You sometimes hear of cars getting stuck while driving off-road. You never hear of houses getting stuck like that. Does that mean houses have better mobility than cars? Of course not! You can't get your house stuck in an off-road drive because you can't drive your house at all.

You sometimes get line conflicts in text files when merging Git branches, but that's because Git actually attempt to do line merges for text files. You never get these conflicts with binary files because Git never tries to merge them in the first place.

Try it:

• Add a line to a JPG image in one branch
• And add another line to a totally different area of the same image in another branch.
• Merge them

Was Git able to produce a JPG with both new lines? No - it simply tells you there is a conflict and expects you to do things manually. If you tried the same thing with text files, Git would have tried to merge them automatically. It can could have failed - but only because it tried.

As Jörg W Mittag mentioned in his answer, you can configure Git to use diff tools for specific file types. If you set your Git to use an image diff tool for JPG files, it may be able to produce a JPG with both new lines - but in some cases it may also fail and require manual conflict resolution, just like with text files. Does this mean that by installing that tool you made Git less useful for JPGs?

BTW: this question is not that meaningful. You don't usually say "I have a Git repository, now I need to find files to version". It's usually the other way around - you have files you need to version, and you need to choose which source control is best for them. So the question is not how Git's handling of binary files compares to it's handling of text files - the question is how Git's handling of binary files compares to the binary files handling of other version control systems.

Version controlling binary files in version control systems such as GIT not the best use of the software. Even seemingly minor changes can result major changes in the binary file. This significantly increases the difference between the old and new files, which is what is tracked by the software.
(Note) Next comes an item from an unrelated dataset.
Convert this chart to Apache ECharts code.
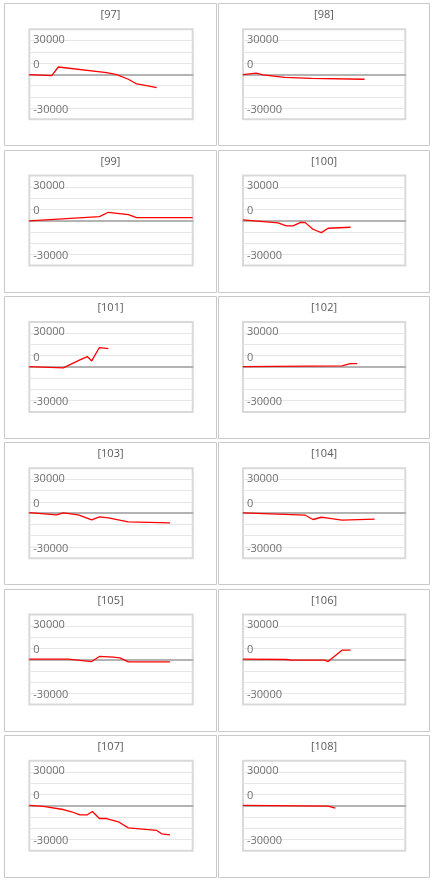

GIT, SVN, CVS etc. are best used as source control systems. These handle source files which usually have minor changes. These can be stored in relatively small change set. Things like reformatting a source tree can be extremely disruptive as the different size can increase dramatically, and it becomes difficult to find semantic changes between versions.

GIT is far more capable of handling binary data. However, it will not be able to extract semantic difference from these files. It makes little sense to version control generated artifacts like .class files.

For documentation files, it may make more sense to use a text file in a common markup language. These can be easily managed with a source control system. It also minimizes issues with version mismatches between the document and the software that reads it.